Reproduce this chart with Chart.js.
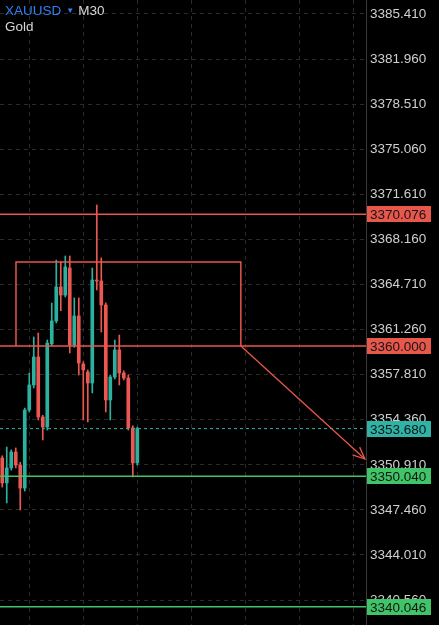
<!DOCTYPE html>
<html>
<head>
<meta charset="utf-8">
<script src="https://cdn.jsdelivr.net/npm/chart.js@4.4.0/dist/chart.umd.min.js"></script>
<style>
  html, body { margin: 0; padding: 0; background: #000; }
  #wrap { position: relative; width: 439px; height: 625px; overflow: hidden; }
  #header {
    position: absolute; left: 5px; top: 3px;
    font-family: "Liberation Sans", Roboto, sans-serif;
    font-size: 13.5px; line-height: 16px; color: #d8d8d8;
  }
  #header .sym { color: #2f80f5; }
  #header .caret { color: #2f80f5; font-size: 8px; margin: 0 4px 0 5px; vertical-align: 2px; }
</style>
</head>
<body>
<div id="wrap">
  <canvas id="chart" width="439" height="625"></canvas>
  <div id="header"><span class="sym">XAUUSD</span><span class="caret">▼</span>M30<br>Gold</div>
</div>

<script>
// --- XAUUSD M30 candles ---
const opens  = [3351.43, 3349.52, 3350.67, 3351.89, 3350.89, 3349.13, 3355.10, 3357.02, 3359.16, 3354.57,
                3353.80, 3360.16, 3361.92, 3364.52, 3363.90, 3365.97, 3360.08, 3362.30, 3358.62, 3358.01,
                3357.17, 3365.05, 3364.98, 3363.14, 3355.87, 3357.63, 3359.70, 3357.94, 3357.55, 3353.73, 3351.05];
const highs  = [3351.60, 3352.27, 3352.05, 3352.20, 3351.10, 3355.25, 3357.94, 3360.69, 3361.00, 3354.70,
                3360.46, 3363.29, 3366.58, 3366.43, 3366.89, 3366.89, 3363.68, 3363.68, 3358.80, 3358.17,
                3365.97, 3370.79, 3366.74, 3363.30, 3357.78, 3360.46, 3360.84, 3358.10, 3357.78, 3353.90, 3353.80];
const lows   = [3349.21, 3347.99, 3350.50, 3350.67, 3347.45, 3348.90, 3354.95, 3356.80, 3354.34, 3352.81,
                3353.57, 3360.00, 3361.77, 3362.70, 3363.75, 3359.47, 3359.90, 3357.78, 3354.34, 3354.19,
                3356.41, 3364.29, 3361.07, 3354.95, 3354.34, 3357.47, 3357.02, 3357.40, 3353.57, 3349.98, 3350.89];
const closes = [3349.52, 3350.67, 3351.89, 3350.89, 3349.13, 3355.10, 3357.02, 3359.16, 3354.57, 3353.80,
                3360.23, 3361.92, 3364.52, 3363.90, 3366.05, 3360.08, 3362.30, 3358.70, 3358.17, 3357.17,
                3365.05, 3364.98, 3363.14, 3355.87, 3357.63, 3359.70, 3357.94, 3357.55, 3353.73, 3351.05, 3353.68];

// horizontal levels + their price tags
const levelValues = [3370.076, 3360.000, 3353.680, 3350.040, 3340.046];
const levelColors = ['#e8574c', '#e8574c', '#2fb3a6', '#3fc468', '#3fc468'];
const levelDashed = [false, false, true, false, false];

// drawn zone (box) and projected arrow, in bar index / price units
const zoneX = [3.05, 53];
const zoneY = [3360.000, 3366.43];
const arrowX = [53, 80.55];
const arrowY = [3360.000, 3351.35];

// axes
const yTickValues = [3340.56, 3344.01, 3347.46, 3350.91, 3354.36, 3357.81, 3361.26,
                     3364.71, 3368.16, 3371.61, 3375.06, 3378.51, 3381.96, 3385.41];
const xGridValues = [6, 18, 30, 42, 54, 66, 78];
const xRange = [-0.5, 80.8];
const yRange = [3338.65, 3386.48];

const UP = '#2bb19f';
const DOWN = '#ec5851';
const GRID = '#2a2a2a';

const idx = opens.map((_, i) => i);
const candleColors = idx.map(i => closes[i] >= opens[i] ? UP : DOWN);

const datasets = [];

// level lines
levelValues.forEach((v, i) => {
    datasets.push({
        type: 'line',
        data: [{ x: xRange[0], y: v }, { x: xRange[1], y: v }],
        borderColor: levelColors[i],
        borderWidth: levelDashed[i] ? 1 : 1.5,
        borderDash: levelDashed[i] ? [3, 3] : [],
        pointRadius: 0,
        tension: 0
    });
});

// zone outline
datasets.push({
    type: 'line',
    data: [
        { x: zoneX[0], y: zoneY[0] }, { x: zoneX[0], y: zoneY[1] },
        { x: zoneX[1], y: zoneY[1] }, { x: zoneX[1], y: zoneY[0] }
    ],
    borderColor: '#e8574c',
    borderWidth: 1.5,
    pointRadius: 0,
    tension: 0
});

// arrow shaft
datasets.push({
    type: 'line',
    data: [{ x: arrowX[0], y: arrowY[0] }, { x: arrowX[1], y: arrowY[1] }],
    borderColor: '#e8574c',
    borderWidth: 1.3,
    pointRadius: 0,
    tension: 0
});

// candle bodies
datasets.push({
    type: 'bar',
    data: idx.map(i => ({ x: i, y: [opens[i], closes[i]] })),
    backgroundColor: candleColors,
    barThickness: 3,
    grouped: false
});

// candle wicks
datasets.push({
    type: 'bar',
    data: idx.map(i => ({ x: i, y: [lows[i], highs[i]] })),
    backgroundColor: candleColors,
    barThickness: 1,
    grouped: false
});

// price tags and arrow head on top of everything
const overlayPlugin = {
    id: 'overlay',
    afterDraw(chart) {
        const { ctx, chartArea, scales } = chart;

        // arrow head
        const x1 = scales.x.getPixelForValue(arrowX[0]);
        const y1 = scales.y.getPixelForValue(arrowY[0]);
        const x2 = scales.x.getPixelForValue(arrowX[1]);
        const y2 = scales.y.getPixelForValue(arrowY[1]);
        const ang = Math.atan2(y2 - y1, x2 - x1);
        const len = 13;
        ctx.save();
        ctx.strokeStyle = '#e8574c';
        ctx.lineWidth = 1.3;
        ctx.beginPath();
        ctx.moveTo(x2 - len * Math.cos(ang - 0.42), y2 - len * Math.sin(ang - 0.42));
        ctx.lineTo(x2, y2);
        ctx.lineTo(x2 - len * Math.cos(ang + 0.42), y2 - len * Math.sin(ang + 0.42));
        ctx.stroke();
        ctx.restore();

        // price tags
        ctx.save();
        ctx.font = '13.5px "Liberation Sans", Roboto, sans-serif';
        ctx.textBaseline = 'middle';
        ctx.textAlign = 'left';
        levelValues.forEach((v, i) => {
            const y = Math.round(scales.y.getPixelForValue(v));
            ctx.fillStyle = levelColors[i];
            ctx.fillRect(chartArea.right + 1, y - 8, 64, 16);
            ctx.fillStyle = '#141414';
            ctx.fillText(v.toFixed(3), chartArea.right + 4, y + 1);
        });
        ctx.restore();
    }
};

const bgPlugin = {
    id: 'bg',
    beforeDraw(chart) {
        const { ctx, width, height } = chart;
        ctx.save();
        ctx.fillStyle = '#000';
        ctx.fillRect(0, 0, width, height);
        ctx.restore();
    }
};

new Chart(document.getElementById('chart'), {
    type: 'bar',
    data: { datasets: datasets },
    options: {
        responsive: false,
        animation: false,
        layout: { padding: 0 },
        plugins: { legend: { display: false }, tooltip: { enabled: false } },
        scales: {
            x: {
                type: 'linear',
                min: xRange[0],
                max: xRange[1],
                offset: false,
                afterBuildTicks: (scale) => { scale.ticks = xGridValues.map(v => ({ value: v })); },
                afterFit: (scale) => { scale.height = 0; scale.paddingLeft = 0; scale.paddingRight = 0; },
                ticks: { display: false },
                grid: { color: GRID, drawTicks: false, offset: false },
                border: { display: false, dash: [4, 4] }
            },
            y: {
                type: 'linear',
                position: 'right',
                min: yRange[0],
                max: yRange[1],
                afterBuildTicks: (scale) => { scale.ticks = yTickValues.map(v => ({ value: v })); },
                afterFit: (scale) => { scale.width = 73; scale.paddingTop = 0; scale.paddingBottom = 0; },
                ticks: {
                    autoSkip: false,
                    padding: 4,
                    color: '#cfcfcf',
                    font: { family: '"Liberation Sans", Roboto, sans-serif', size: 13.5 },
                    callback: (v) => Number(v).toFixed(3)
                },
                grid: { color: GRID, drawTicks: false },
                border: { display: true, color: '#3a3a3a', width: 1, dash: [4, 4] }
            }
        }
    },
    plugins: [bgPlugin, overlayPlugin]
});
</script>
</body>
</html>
--------
Repeat only the lines from the beginning of the material through the line containing "3353.73, 3351.05, 3353.68];", both ends kept, leaving pictures out.

§ Worked solution:
Reproduce this chart with Chart.js.
<!DOCTYPE html>
<html>
<head>
<meta charset="utf-8">
<script src="https://cdn.jsdelivr.net/npm/chart.js@4.4.0/dist/chart.umd.min.js"></script>
<style>
  html, body { margin: 0; padding: 0; background: #000; }
  #wrap { position: relative; width: 439px; height: 625px; overflow: hidden; }
  #header {
    position: absolute; left: 5px; top: 3px;
    font-family: "Liberation Sans", Roboto, sans-serif;
    font-size: 13.5px; line-height: 16px; color: #d8d8d8;
  }
  #header .sym { color: #2f80f5; }
  #header .caret { color: #2f80f5; font-size: 8px; margin: 0 4px 0 5px; vertical-align: 2px; }
</style>
</head>
<body>
<div id="wrap">
  <canvas id="chart" width="439" height="625"></canvas>
  <div id="header"><span class="sym">XAUUSD</span><span class="caret">▼</span>M30<br>Gold</div>
</div>

<script>
// --- XAUUSD M30 candles ---
const opens  = [3351.43, 3349.52, 3350.67, 3351.89, 3350.89, 3349.13, 3355.10, 3357.02, 3359.16, 3354.57,
                3353.80, 3360.16, 3361.92, 3364.52, 3363.90, 3365.97, 3360.08, 3362.30, 3358.62, 3358.01,
                3357.17, 3365.05, 3364.98, 3363.14, 3355.87, 3357.63, 3359.70, 3357.94, 3357.55, 3353.73, 3351.05];
const highs  = [3351.60, 3352.27, 3352.05, 3352.20, 3351.10, 3355.25, 3357.94, 3360.69, 3361.00, 3354.70,
                3360.46, 3363.29, 3366.58, 3366.43, 3366.89, 3366.89, 3363.68, 3363.68, 3358.80, 3358.17,
                3365.97, 3370.79, 3366.74, 3363.30, 3357.78, 3360.46, 3360.84, 3358.10, 3357.78, 3353.90, 3353.80];
const lows   = [3349.21, 3347.99, 3350.50, 3350.67, 3347.45, 3348.90, 3354.95, 3356.80, 3354.34, 3352.81,
                3353.57, 3360.00, 3361.77, 3362.70, 3363.75, 3359.47, 3359.90, 3357.78, 3354.34, 3354.19,
                3356.41, 3364.29, 3361.07, 3354.95, 3354.34, 3357.47, 3357.02, 3357.40, 3353.57, 3349.98, 3350.89];
const closes = [3349.52, 3350.67, 3351.89, 3350.89, 3349.13, 3355.10, 3357.02, 3359.16, 3354.57, 3353.80,
                3360.23, 3361.92, 3364.52, 3363.90, 3366.05, 3360.08, 3362.30, 3358.70, 3358.17, 3357.17,
                3365.05, 3364.98, 3363.14, 3355.87, 3357.63, 3359.70, 3357.94, 3357.55, 3353.73, 3351.05, 3353.68];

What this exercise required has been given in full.